#adventuresundays [one hundred and forty six]
ingalalla falls. yankalilla, south australia.
because adventure, waterfalls, a good friend and a sunday all help cleanse the soul.
it’s all become clear.
i get it.
i see it!
what i feel
what you feel.
from near and from [this painfully] far.
i get it i see it. and it’s love. it’s our love.
oh my darling! it’s our big, big love.
and even still,
it’s even more.
today was hard. today i felt, a lot.
good bad indifferent. i felt it all and i wallowed in it all.
good bad indifferent.
then i swallowed my stubbornness and sorriness and dragged myself to yoga. back on the mat, there was purpose. there was reason. i moved, without thinking of anything but moving, and the heat and the stretch and the pain falling from my bones. and for that time in the room, i wept through sweat as i found a pace, a flow a rhythm. and my thoughts drifted away, somewhere nearby but not too near to my mind. it cleared. there were no worries. i simply did not care. and there was no thinking too far ahead.
it all came back to the
as i realised, completely and honestly, it’s all there is. it’s all we have. it’s all we’ll ever really have. and as time slides effortlessly away, we understand how precious and fragile this whole thing is. we don’t have forever.

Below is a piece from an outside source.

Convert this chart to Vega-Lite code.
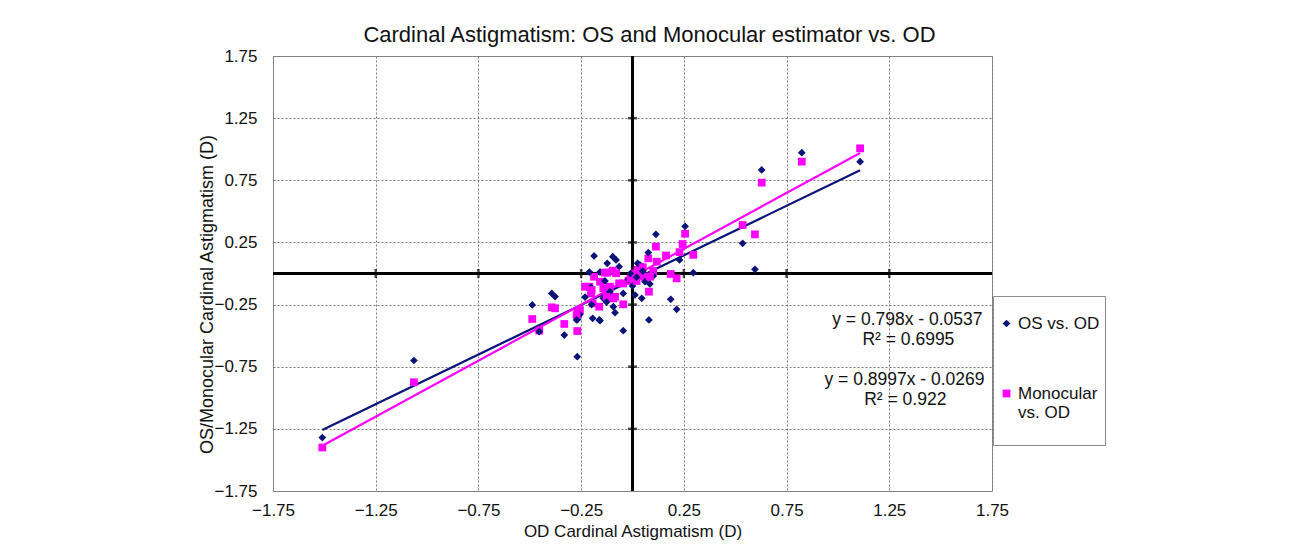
{
  "$schema": "https://vega.github.io/schema/vega-lite/v6.json",
  "autosize": "none",
  "width": 719,
  "height": 435,
  "padding": {"left": 273, "top": 56, "right": 297, "bottom": 57},
  "background": "white",
  "config": {
    "font": "Liberation Sans",
    "view": {"stroke": "#8c8c8c", "strokeWidth": 1},
    "axis": {"labelFont": "Liberation Sans", "titleFont": "Liberation Sans", "labelColor": "#111", "titleColor": "#111", "titleFontWeight": "normal"}
  },
  "title": {
    "text": "Cardinal Astigmatism: OS and Monocular estimator vs. OD",
    "font": "Liberation Sans",
    "fontSize": 22,
    "fontWeight": "normal",
    "color": "#111",
    "dx": 17,
    "offset": 0
  },
  "datasets": {
    "pts": [
      {"x": -1.51, "os": -1.32, "mono": -1.40},
      {"x": -1.064, "os": -0.70, "mono": -0.875},
      {"x": 1.108, "os": 0.90, "mono": 1.007},
      {"x": 0.824, "os": 0.972, "mono": 0.90},
      {"x": 0.629, "os": 0.833, "mono": 0.731},
      {"x": 0.536, "os": 0.243, "mono": 0.39},
      {"x": 0.596, "os": 0.034, "mono": 0.315},
      {"x": 0.256, "os": 0.38, "mono": 0.32},
      {"x": 0.244, "os": null, "mono": 0.237},
      {"x": 0.296, "os": 0.007, "mono": 0.15},
      {"x": 0.114, "os": 0.315, "mono": 0.216},
      {"x": 0.229, "os": 0.109, "mono": 0.172},
      {"x": 0.163, "os": null, "mono": 0.145},
      {"x": 0.186, "os": -0.208, "mono": -0.004},
      {"x": 0.215, "os": -0.288, "mono": -0.039},
      {"x": 0.077, "os": 0.168, "mono": 0.122},
      {"x": 0.118, "os": null, "mono": 0.095},
      {"x": 0.08, "os": -0.374, "mono": -0.146},
      {"x": 0.045, "os": -0.2, "mono": -0.02},
      {"x": 0.012, "os": -0.173, "mono": 0.0},
      {"x": 0.037, "os": 0.068, "mono": 0.055},
      {"x": 0.061, "os": -0.066, "mono": -0.03},
      {"x": 0.101, "os": -0.02, "mono": 0.02},
      {"x": 0.085, "os": -0.084, "mono": -0.026},
      {"x": 0.025, "os": 0.082, "mono": 0.03},
      {"x": -0.045, "os": -0.46, "mono": -0.248},
      {"x": -0.045, "os": -0.16, "mono": -0.08},
      {"x": -0.065, "os": 0.055, "mono": -0.079},
      {"x": -0.096, "os": 0.135, "mono": 0.023},
      {"x": -0.08, "os": 0.109, "mono": 0.002},
      {"x": -0.123, "os": 0.082, "mono": 0.007},
      {"x": -0.187, "os": 0.141, "mono": -0.026},
      {"x": -0.21, "os": 0.012, "mono": -0.106},
      {"x": -0.158, "os": 0.012, "mono": -0.066},
      {"x": -0.393, "os": -0.16, "mono": -0.272},
      {"x": -0.377, "os": -0.186, "mono": -0.28},
      {"x": -0.488, "os": -0.253, "mono": -0.366},
      {"x": -0.454, "os": -0.468, "mono": -0.46},
      {"x": -0.332, "os": -0.495, "mono": -0.406},
      {"x": -0.269, "os": -0.669, "mono": -0.463},
      {"x": -0.267, "os": -0.369, "mono": -0.315},
      {"x": -0.194, "os": -0.361, "mono": -0.24},
      {"x": -0.162, "os": -0.374, "mono": -0.267},
      {"x": -0.158, "os": -0.38, "mono": null},
      {"x": -0.093, "os": -0.267, "mono": -0.2},
      {"x": -0.085, "os": -0.315, "mono": -0.187},
      {"x": -0.202, "os": -0.111, "mono": -0.16},
      {"x": -0.142, "os": -0.2, "mono": -0.119},
      {"x": -0.11, "os": -0.146, "mono": -0.106},
      {"x": -0.256, "os": -0.33, "mono": -0.294},
      {"x": -0.272, "os": -0.374, "mono": -0.334},
      {"x": -0.199, "os": -0.25, "mono": -0.133},
      {"x": -0.231, "os": -0.19, "mono": -0.106},
      {"x": -0.02, "os": -0.05, "mono": -0.06},
      {"x": 0.0, "os": -0.1, "mono": -0.02},
      {"x": 0.05, "os": 0.02, "mono": 0.05},
      {"x": -0.01, "os": 0.0, "mono": -0.04},
      {"x": -0.126, "os": -0.23, "mono": -0.187},
      {"x": -0.134, "os": -0.06, "mono": 0.007},
      {"x": 0.02, "os": -0.03, "mono": -0.06}
    ],
    "fit": [
      {"series": "os", "x": -1.51, "y": -1.2587},
      {"series": "os", "x": 1.108, "y": 0.8305},
      {"series": "mono", "x": -1.51, "y": -1.3854},
      {"series": "mono", "x": 1.108, "y": 0.970}
    ],
    "ticksx": [{"v": -1.25}, {"v": -0.75}, {"v": -0.25}, {"v": 0.25}, {"v": 0.75}, {"v": 1.25}],
    "notes": [
      {"tx": 1.338, "ty": -0.374, "t": "y = 0.798x - 0.0537"},
      {"tx": 1.343, "ty": -0.535, "t": "R² = 0.6995"},
      {"tx": 1.324, "ty": -0.857, "t": "y = 0.8997x - 0.0269"},
      {"tx": 1.328, "ty": -1.02, "t": "R² = 0.922"}
    ]
  },
  "layer": [
    {
      "data": {"values": [{"z": 0}]},
      "mark": {"type": "rule", "color": "black", "strokeWidth": 3},
      "encoding": {
        "x": {"field": "z", "type": "quantitative", "scale": {"domain": [-1.75, 1.75], "nice": false, "zero": false},
          "axis": {"values": [-1.75, -1.25, -0.75, -0.25, 0.25, 0.75, 1.25, 1.75], "format": ".2f", "grid": true, "gridColor": "#7a7a7a", "gridDash": [2, 2], "gridWidth": 1, "domain": false, "ticks": false, "labelFontSize": 17, "labelPadding": 11, "labelFlush": false, "labelOverlap": false, "title": "OD Cardinal Astigmatism (D)", "titleFontSize": 17, "titleBaseline": "middle", "titleY": 40, "titleX": 359.5}}
      }
    },
    {
      "data": {"values": [{"z": 0}]},
      "mark": {"type": "rule", "color": "black", "strokeWidth": 3},
      "encoding": {
        "y": {"field": "z", "type": "quantitative", "scale": {"domain": [-1.75, 1.75], "nice": false, "zero": false},
          "axis": {"values": [-1.75, -1.25, -0.75, -0.25, 0.25, 0.75, 1.25, 1.75], "format": ".2f", "grid": true, "gridColor": "#7a7a7a", "gridDash": [2, 2], "gridWidth": 1, "domain": false, "ticks": false, "labelFontSize": 17, "labelPadding": 16, "labelFlush": false, "labelOverlap": false, "title": "OS/Monocular Cardinal Astigmatism (D)", "titleFontSize": 18, "titleAngle": -90, "titleBaseline": "middle", "titleAlign": "center", "titleX": -66, "titleY": 238}}
      }
    },
    {
      "data": {"name": "ticksx"},
      "mark": {"type": "tick", "color": "black", "orient": "vertical", "size": 9, "thickness": 2.5},
      "encoding": {
        "x": {"field": "v", "type": "quantitative"},
        "y": {"datum": 0, "type": "quantitative"}
      }
    },
    {
      "data": {"name": "ticksx"},
      "mark": {"type": "tick", "color": "black", "orient": "horizontal", "size": 9, "thickness": 2.5},
      "encoding": {
        "y": {"field": "v", "type": "quantitative"},
        "x": {"datum": 0, "type": "quantitative"}
      }
    },
    {
      "data": {"name": "fit"},
      "transform": [{"filter": "datum.series == 'os'"}],
      "mark": {"type": "line", "color": "#0a1478", "strokeWidth": 2.2},
      "encoding": {
        "x": {"field": "x", "type": "quantitative"},
        "y": {"field": "y", "type": "quantitative"}
      }
    },
    {
      "data": {"name": "fit"},
      "transform": [{"filter": "datum.series == 'mono'"}],
      "mark": {"type": "line", "color": "#ff00ff", "strokeWidth": 2.2},
      "encoding": {
        "x": {"field": "x", "type": "quantitative"},
        "y": {"field": "y", "type": "quantitative"}
      }
    },
    {
      "data": {"name": "pts"},
      "transform": [
        {"fold": ["mono", "os"], "as": ["series", "val"]},
        {"filter": "datum.val != null"}
      ],
      "mark": {"type": "point", "filled": true, "opacity": 1, "strokeWidth": 0},
      "encoding": {
        "x": {"field": "x", "type": "quantitative"},
        "y": {"field": "val", "type": "quantitative"},
        "color": {"field": "series", "type": "nominal",
          "scale": {"domain": ["os", "mono"], "range": ["#0a1478", "#ff00ff"]},
          "legend": {"orient": "none", "legendX": 720, "legendY": 240, "title": " ", "titleFontSize": 6, "titlePadding": 8, "strokeColor": "#8c8c8c", "padding": 5, "labelFontSize": 17, "labelFont": "Liberation Sans", "labelColor": "#111", "symbolSize": 30, "rowPadding": 52, "labelLimit": 200, "labelOffset": 3,
            "labelExpr": "datum.value == 'os' ? 'OS vs. OD' : ['Monocular', 'vs. OD', '']"}},
        "shape": {"field": "series", "type": "nominal",
          "scale": {"domain": ["os", "mono"], "range": ["diamond", "square"]}},
        "size": {"field": "series", "type": "nominal", "scale": {"domain": ["os", "mono"], "range": [60, 60]}, "legend": null}
      }
    },
    {
      "data": {"name": "notes"},
      "mark": {"type": "text", "fontSize": 17.5, "font": "Liberation Sans", "color": "#111", "align": "center", "baseline": "middle"},
      "encoding": {
        "x": {"field": "tx", "type": "quantitative"},
        "y": {"field": "ty", "type": "quantitative"},
        "text": {"field": "t"}
      }
    }
  ]
}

fuck, we barely have today.
why, in my right mindfulness, would i ever dream of wasting time consumed by doubt or fear, worry or planning.
fuck! i have my life to live!
but we do it. constantly. we find the faults and flaws and horror in our average day to day existence. we don’t take advantage of the beauty and just being and the fragility, the impermanence.
but what a life this is. how could i ever complain? it’s not relative, it’s ridiculous.
i stop and i think and i take a look around. i feel it filling me.
in the ache of my legs from using them in all their capability, in all their strength. the music that plays. the hum of the heater and the warmth it brings. a man that isn’t afraid to love me from so far away. the comfort of this life in all its pure and wholesome blessedness. my ability to realise how ridiculous i’ve been. my will to make it all better.
we get down. we do it tough. we make it hard for ourselves. but at the end of it all, if there is joy, if there is love, what else can we want for?
today it felt so good, to be whipped by salty air.
my favourite air to breathe.
i inhaled deep.
it threw my hair in tangles. my eyes wept in stinging and cleansing as my body warmed from walking and talking and clearing my mind of all the fear and worry.
i battled today.
sometimes it feels constant and unforgiving, a little piece of everyday.
sometimes it creeps into my dreaming.
but each time, i learn more. and when i need it most, words of wisdom stoke my will to fight.
but today i turned the darkness into light as she walked by me and told me stories. as she smiled and we laughed and i knew it was
i was lashed by the cool wailing wind
of autumn by the sea.
it stirred me up
and then it set me free.
i remembered what he said when he told me how the earth breathes. he told it to me in waterfalls, that man with missing teeth and black hair tucked behind his ears. he showed it to me, the heartbeat, the rise and fall of her lungs, the way she moved as earthly sounds spread, echoing across her skin. and it moved. it did. the earth, she breathes.
and i remembered this as i walked along a stretch of coastline that brought me back to myself. as i stopped and watched the clouds, the sea, moving and breathing with me as we tracked along steep cliffs that plummeted into the wild aquamarine. crashing waves and blackened rocks. rolling hills and rocky trails. trees and flowers and shrubbery. just three friends and me. we trekked lightly as she held us up and pushed us forward in soft wind and light shadows from rolling clouds above, all warmth and cool, just right and just enough.
i don’t know why i stayed away so long, when i know, i always know, one breath of clean, crisp air, one step into the wilderness, one more step away from all sounds of civilisation… and i’m free.
trees trees trees. oh how insignificant all your worries become, when you’re wandering, in the wilderness, to nowhere in particular, with no purpose but clean air and adventure.
plumes of butterflies filled our path. the smells of the ferns, the tallest, skinniest gums and the biggest, widest elms. the rosellas, their sounds, their blurring multi-colours, tiny rainbows flying by. the kookaburra that dove right into the dirt, seconds later flew up to a branch to ate its prey in solitary bliss. [he never even knew we were there.]
the sun shone through branches and left shadows that bounced and played against the dirt and shrubbery. and then the kangaroos, who stood as families, so proud and so glorious, basking in the dusk of this very perfect day filled with all things australia and everything i needed to make this world feel somehow right again.